● EXERCISE AIM: Copy, exactly and only, the lines from the one with "Reproduce this chart with Chart.js." up to and including the one with "Serif', 'Times New", leaving pictures out.
** BEGIN DATASET CONTENT **
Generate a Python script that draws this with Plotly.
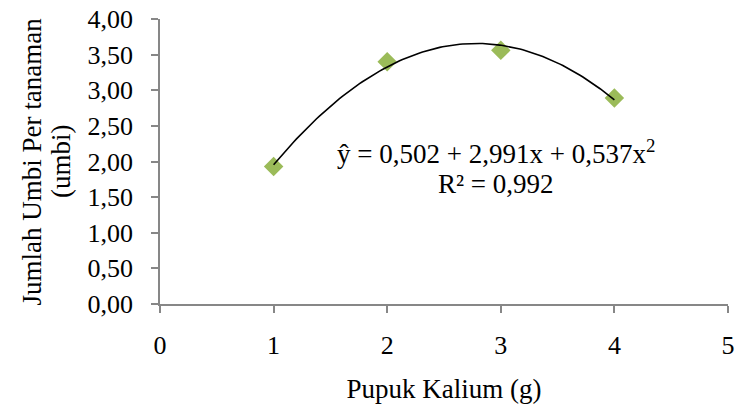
import numpy as np
import plotly.graph_objects as go

# Data
pupuk_kalium = [1, 2, 3, 4]
jumlah_umbi = [1.93, 3.40, 3.56, 2.89]

y_ticks = [0, 0.5, 1.0, 1.5, 2.0, 2.5, 3.0, 3.5, 4.0]
x_ticks = [0, 1, 2, 3, 4, 5]

eq_line1 = "ŷ = 0,502 + 2,991x + 0,537x<sup>2</sup>"
eq_line2 = "R² = 0,992"
y_title_lines = ["Jumlah Umbi Per tanaman", "(umbi)"]
x_title = "Pupuk Kalium (g)"

# Polynomial (order 2) trendline fitted to the data, drawn from x=1 to x=4
coef = np.polyfit(pupuk_kalium, jumlah_umbi, 2)
x_fit = np.linspace(min(pupuk_kalium), max(pupuk_kalium), 120)
y_fit = np.polyval(coef, x_fit)

font_family = "Liberation Serif, Times New Roman, serif"

fig = go.Figure()

fig.add_trace(go.Scatter(
    x=pupuk_kalium, y=jumlah_umbi,
    mode="markers",
    marker=dict(symbol="diamond", size=15, color="#9BBB59"),
    showlegend=False,
))

fig.add_trace(go.Scatter(
    x=x_fit, y=y_fit,
    mode="lines",
    line=dict(color="black", width=1.6),
    showlegend=False,
))

# regression equation, two lines
fig.add_annotation(x=2.96, y=2.14, xref="x", yref="y", text=eq_line1,
                   showarrow=False, font=dict(family=font_family, size=27, color="black"))
fig.add_annotation(x=2.96, y=1.68, xref="x", yref="y", text=eq_line2,
                   showarrow=False, font=dict(family=font_family, size=27, color="black"))

# y axis title, two rotated lines
for xpos, line in zip([-0.227, -0.175], y_title_lines):
    fig.add_annotation(x=xpos, y=0.5, xref="paper", yref="paper", text=line,
                       textangle=-90, showarrow=False, xanchor="center", yanchor="middle",
                       font=dict(family=font_family, size=27, color="black"))

axis_style = dict(
    showgrid=False,
    zeroline=False,
    showline=True,
    linecolor="#878787",
    linewidth=1.5,
    ticks="outside",
    ticklen=7,
    tickcolor="#878787",
    tickwidth=1.5,
    tickfont=dict(family=font_family, size=26, color="black"),
)

fig.update_xaxes(
    range=[0, 5],
    tickvals=x_ticks,
    ticklabelstandoff=10,
    ticklabeloverflow="allow",
    title=dict(text=x_title, font=dict(family=font_family, size=27, color="black"), standoff=20),
    **axis_style,
)
fig.update_yaxes(
    range=[0, 4],
    tickvals=y_ticks,
    tickformat=".2f",
    ticklabelstandoff=13,
    **axis_style,
)

fig.update_layout(
    width=740, height=404,
    margin=dict(l=160, r=5, t=18, b=98),
    plot_bgcolor="white",
    paper_bgcolor="white",
    separators=",.",
)

fig.write_html("out.html", config={"displayModeBar": False},
               post_script="document.body.style.margin='0';")
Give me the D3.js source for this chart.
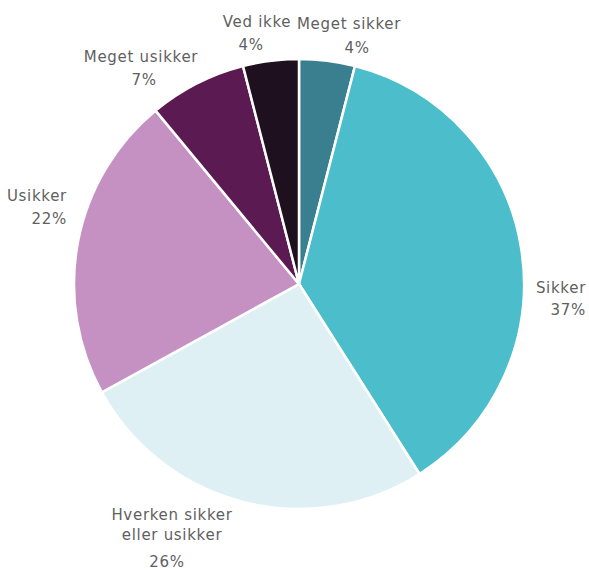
<!DOCTYPE html>
<html>
<head>
<meta charset="utf-8">
<script src="https://cdn.jsdelivr.net/npm/d3@7"></script>
<style>
  html, body { margin: 0; padding: 0; background: #fff; }
  svg { display: block; }
  text { font-family: "DejaVu Sans", Verdana, sans-serif; font-size: 15px; letter-spacing: 0.7px; fill: #5f5f5f; }
</style>
</head>
<body>
<svg id="chart" width="589" height="570"></svg>
<script>
// Data (clockwise from 12 o'clock)
const categories = ["Meget sikker", "Sikker", "Hverken sikker eller usikker", "Usikker", "Meget usikker", "Ved ikke"];
const values = [4, 37, 26, 22, 7, 4];
const labelLines = [["Meget sikker"], ["Sikker"], ["Hverken sikker", "eller usikker"], ["Usikker"], ["Meget usikker"], ["Ved ikke"]];
const colors = ["#3a7f8f", "#4bbdcb", "#dff0f5", "#c591c3", "#5c1a52", "#1f1020"];

// Layout
const width = 589, height = 570;
const cx = 299, cy = 284, R = 225;
// label anchor offsets from the pie centre (x of block, baseline of first line), text anchor, line gaps
const labelLayout = [
  { dx: 50,   dy: -255, anchor: "middle", gaps: [24], pctDx: 8 },
  { dx: 287,  dy: 9,    anchor: "end",    gaps: [22], pctDx: 0 },
  { dx: -127, dy: 236,  anchor: "middle", gaps: [20, 27], pctDx: -5 },
  { dx: -232, dy: -83,  anchor: "end",    gaps: [23], pctDx: 0 },
  { dx: -158, dy: -222, anchor: "middle", gaps: [23], pctDx: 3 },
  { dx: -42,  dy: -257, anchor: "middle", gaps: [23], pctDx: -6 }
];

const svg = d3.select("#chart");
const g = svg.append("g").attr("transform", `translate(${cx},${cy})`);

const pie = d3.pie().sort(null).value(d => d)(values);
const arc = d3.arc().innerRadius(0).outerRadius(R);

g.selectAll("path.slice")
  .data(pie)
  .join("path")
  .attr("class", "slice")
  .attr("d", arc)
  .attr("fill", (d, i) => colors[i])
  .attr("stroke", "#ffffff")
  .attr("stroke-width", 2.5)
  .attr("stroke-linejoin", "round");

const fmt = d => d3.format(".0f")(d) + "%";

pie.forEach((d, i) => {
  const L = labelLayout[i];
  const t = g.append("text")
    .attr("x", L.dx)
    .attr("y", L.dy)
    .attr("text-anchor", L.anchor);
  const lines = labelLines[i];
  lines.forEach((ln, j) => {
    t.append("tspan")
      .attr("x", L.dx)
      .attr("dy", j === 0 ? 0 : L.gaps[j - 1])
      .text(ln);
  });
  t.append("tspan")
    .attr("x", L.dx + L.pctDx)
    .attr("dy", L.gaps[lines.length - 1])
    .text(fmt(values[i]));
});
</script>
</body>
</html>
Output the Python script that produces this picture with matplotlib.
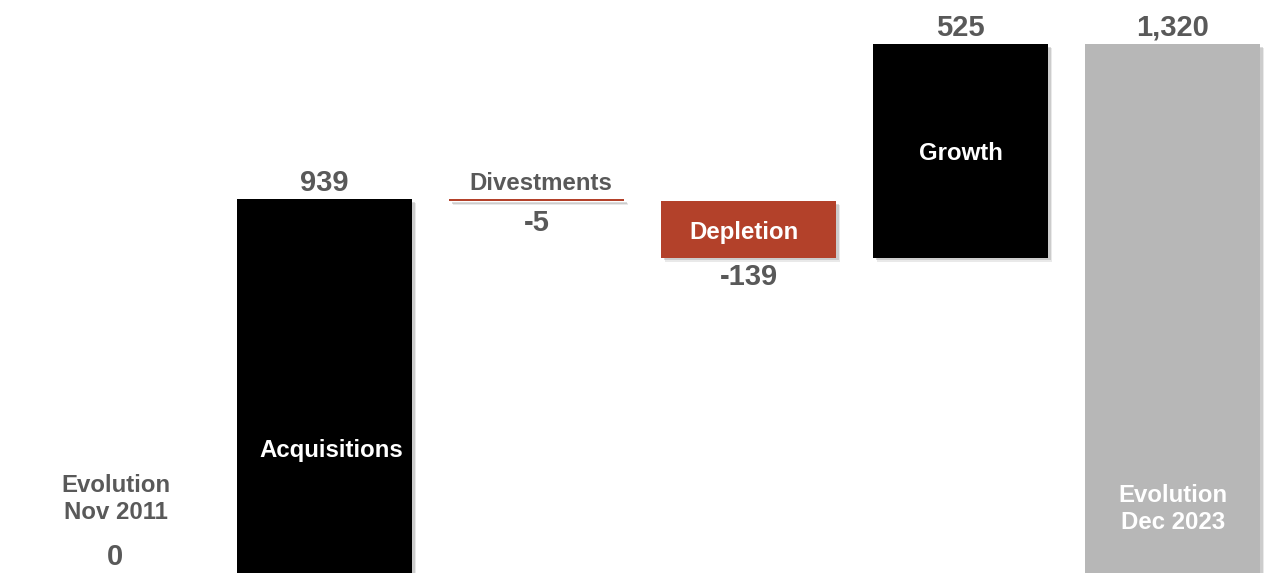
import matplotlib.pyplot as plt
import matplotlib.patheffects as pe

plt.rcParams['font.family'] = ['Liberation Sans', 'DejaVu Sans']

# waterfall steps
steps = ['Acquisitions', 'Divestments', 'Depletion', 'Growth']
deltas = [939, -5, -139, 525]
start_value = 0
start_label = 'Evolution\nNov 2011'
end_label = 'Evolution\nDec 2023'
step_colors = ['#000000', '#B3412A', '#B3412A', '#000000']
total_color = '#B7B7B7'
text_grey = '#595959'

fig = plt.figure(figsize=(12.74, 5.73), dpi=100)
ax = fig.add_axes([0, 0, 1, 1])

# soft drop shadow: a few faint offset copies
shadow = [pe.SimplePatchShadow(offset=(3, -3), shadow_rgbFace='#888888', alpha=0.18),
          pe.SimplePatchShadow(offset=(2, -2), shadow_rgbFace='#777777', alpha=0.25),
          pe.Normal()]
width = 0.825
val_fs = 21
name_fs = 17.3
# small horizontal nudges of the step names
name_dx = {'Acquisitions': 7, 'Divestments': 4, 'Depletion': -5, 'Growth': 0}


def inside(x, y, s, dx=0, dy=-3):
    ax.annotate(s, (x, y), xytext=(dx, dy), textcoords='offset pixels', ha='center',
                va='center', fontsize=name_fs, fontweight='bold', color='white',
                linespacing=1.2, annotation_clip=False)


# running totals
level = start_value
bottoms, tops = [], []
for d in deltas:
    bottoms.append(min(level, level + d))
    tops.append(max(level, level + d))
    level += d
end_value = level

# starting column: no bar, just text
ax.annotate(f'{start_value:,}', (0, start_value), xytext=(2, 10), textcoords='offset pixels',
            ha='center', va='bottom', fontsize=val_fs, fontweight='bold', color=text_grey,
            annotation_clip=False)
ax.annotate(start_label, (0, start_value), xytext=(3, 82), textcoords='offset pixels',
            ha='center', va='center', fontsize=name_fs, fontweight='bold', color=text_grey,
            linespacing=1.2, annotation_clip=False)

for i, (name, d, b, t, c) in enumerate(zip(steps, deltas, bottoms, tops, step_colors), start=1):
    ax.bar(i, t - b, bottom=b, width=width, color=c, path_effects=shadow)
    val = f'{d:,}'
    dx = name_dx[name]
    if d > 0:
        ax.annotate(val, (i, t), xytext=(0, 2), textcoords='offset pixels',
                    ha='center', va='bottom', fontsize=val_fs, fontweight='bold', color=text_grey)
        frac = 0.35 if b == 0 else 0.5
        inside(i, b + (t - b) * frac, name, dx=dx)
    elif t - b < 20:
        ax.annotate(name, (i, t), xytext=(dx, 4), textcoords='offset pixels',
                    ha='center', va='bottom', fontsize=name_fs, fontweight='bold', color=text_grey)
        ax.annotate(val, (i, b), xytext=(0, -8), textcoords='offset pixels',
                    ha='center', va='top', fontsize=val_fs, fontweight='bold', color=text_grey)
    else:
        inside(i, (b + t) / 2, name, dx=dx)
        ax.annotate(val, (i, b), xytext=(0, -5), textcoords='offset pixels',
                    ha='center', va='top', fontsize=val_fs, fontweight='bold', color=text_grey)

# closing total
n = len(steps) + 1
ax.bar(n, end_value, width=width, color=total_color, path_effects=shadow)
ax.annotate(f'{end_value:,}', (n, end_value), xytext=(0, 2), textcoords='offset pixels',
            ha='center', va='bottom', fontsize=val_fs, fontweight='bold', color=text_grey)
inside(n, 180, end_label, dy=-1)

ax.set_xlim(-0.531, 5.478)
ax.set_ylim(19.7, 1428)
ax.axis('off')

fig.savefig('out.png', dpi=100)
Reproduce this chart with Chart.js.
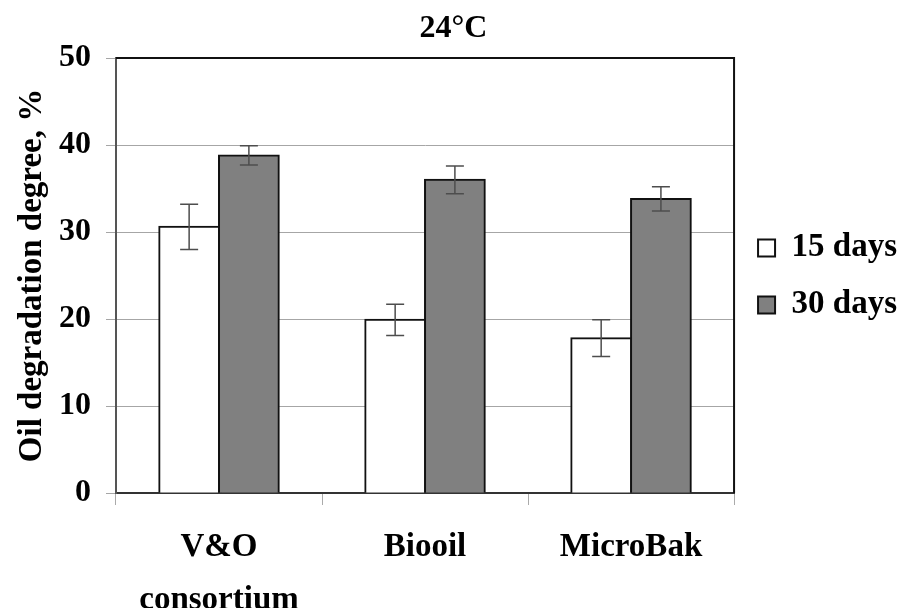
<!DOCTYPE html>
<html>
<head>
<meta charset="utf-8">
<script src="https://cdn.jsdelivr.net/npm/chart.js@4"></script>
<style>
  html, body { margin: 0; padding: 0; background: #fff; }
  #wrap { width: 904px; height: 608px; }
</style>
</head>
<body>
<div id="wrap"><canvas id="barChart" width="904" height="608"></canvas></div>
<script>
const categories = [["V&O", "consortium"], "Biooil", "MicroBak"];
const days15 = [30.6, 19.9, 17.8];
const days15Err = [2.6, 1.8, 2.1];
const days30 = [38.8, 36.0, 33.8];
const days30Err = [1.1, 1.6, 1.4];
const yTicks = [0, 10, 20, 30, 40, 50];

const serif = "'Liberation Serif', 'Times New Roman', serif";

// error bars + the black top/right frame of the plot
const errorBars = {
    id: "errorBars",
    afterDatasetsDraw(chart) {
        const ctx = chart.ctx;
        const y = chart.scales.y;
        ctx.save();
        ctx.strokeStyle = "#4d4d4d";
        ctx.lineWidth = 1.5;
        chart.data.datasets.forEach((ds, i) => {
            const meta = chart.getDatasetMeta(i);
            meta.data.forEach((bar, j) => {
                const v = ds.data[j], e = ds.errors[j];
                const top = y.getPixelForValue(v + e);
                const bot = y.getPixelForValue(v - e);
                ctx.beginPath();
                ctx.moveTo(bar.x, top); ctx.lineTo(bar.x, bot);
                ctx.moveTo(bar.x - 9, top); ctx.lineTo(bar.x + 9, top);
                ctx.moveTo(bar.x - 9, bot); ctx.lineTo(bar.x + 9, bot);
                ctx.stroke();
            });
        });
        const a = chart.chartArea;
        ctx.strokeStyle = "#111";
        ctx.lineWidth = 2;
        ctx.beginPath();
        ctx.moveTo(a.left, a.top); ctx.lineTo(a.right, a.top); ctx.lineTo(a.right, a.bottom);
        ctx.stroke();
        ctx.restore();
    }
};

new Chart(document.getElementById("barChart").getContext("2d"), {
    type: "bar",
    data: {
        labels: categories,
        datasets: [
            { label: "15 days", data: days15, errors: days15Err, backgroundColor: "#ffffff", borderColor: "#111", borderWidth: 2 },
            { label: "30 days", data: days30, errors: days30Err, backgroundColor: "#808080", borderColor: "#111", borderWidth: 2 }
        ]
    },
    options: {
        responsive: false,
        animation: false,
        datasets: { bar: { categoryPercentage: 0.58, barPercentage: 1, inflateAmount: 1 } },
        layout: { padding: { left: 0, right: -3, top: 1, bottom: 0 } },
        plugins: {
            title: {
                display: true, text: "24°C", color: "#000",
                font: { family: serif, size: 32, weight: "bold" },
                padding: { top: 9, bottom: 9.6 }
            },
            legend: {
                position: "right",
                align: "start",
                // empty legend title only pushes the items down
                title: { display: true, text: "", font: { size: 12 }, padding: { top: 192, bottom: 0 } },
                labels: {
                    color: "#000", boxWidth: 17, boxHeight: 17, padding: 24,
                    font: { family: serif, size: 33, weight: "bold" }
                }
            },
            tooltip: { enabled: false }
        },
        scales: {
            x: {
                afterFit: s => { s.height = 115; },
                grid: { drawOnChartArea: false, tickLength: 12, color: "#aaa" },
                border: { color: "#333", width: 2 },
                ticks: {
                    color: "#000", padding: 16,
                    font: { family: serif, size: 33, weight: "bold", lineHeight: 1.6 }
                }
            },
            y: {
                min: 0, max: 50,
                afterFit: s => { s.width = 116; },
                afterBuildTicks: s => { s.ticks = yTicks.map(v => ({ value: v })); },
                grid: { color: "#a6a6a6", tickLength: 10 },
                border: { color: "#555", width: 2 },
                ticks: {
                    color: "#000", padding: 15,
                    font: { family: serif, size: 32, weight: "bold" }
                },
                title: {
                    display: true, text: "Oil degradation degree, %", color: "#000",
                    font: { family: serif, size: 33, weight: "bold" },
                    padding: { top: 13, bottom: 0 }
                }
            }
        }
    },
    plugins: [errorBars]
});
</script>
</body>
</html>
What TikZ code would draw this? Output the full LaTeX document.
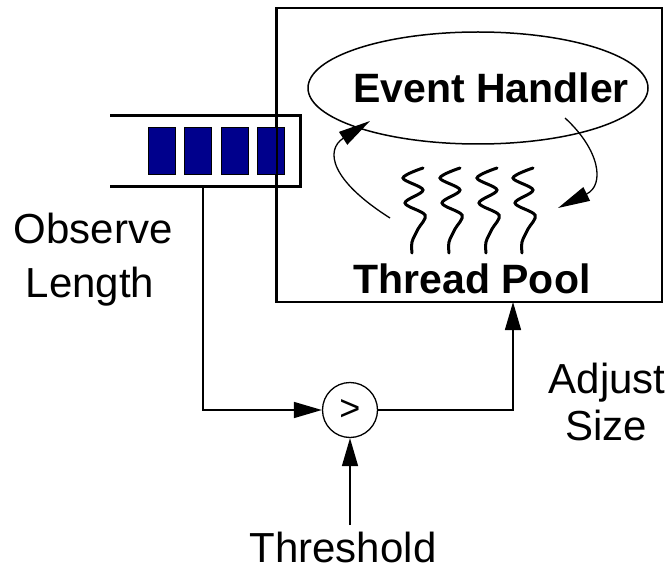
** END DATASET CONTENT **
● RESPONSE FOR THIS EXERCISE:
Reproduce this chart with Chart.js.
<!DOCTYPE html>
<html>
<head>
<meta charset="utf-8">
<script src="https://cdn.jsdelivr.net/npm/chart.js@4"></script>
<style>
  html, body { margin: 0; padding: 0; background: #fff; }
  #wrap { width: 904px; height: 608px; }
</style>
</head>
<body>
<div id="wrap"><canvas id="barChart" width="904" height="608"></canvas></div>
<script>
const categories = [["V&O", "consortium"], "Biooil", "MicroBak"];
const days15 = [30.6, 19.9, 17.8];
const days15Err = [2.6, 1.8, 2.1];
const days30 = [38.8, 36.0, 33.8];
const days30Err = [1.1, 1.6, 1.4];
const yTicks = [0, 10, 20, 30, 40, 50];

const serif = "'Liberation Serif', 'Times New Roman', serif";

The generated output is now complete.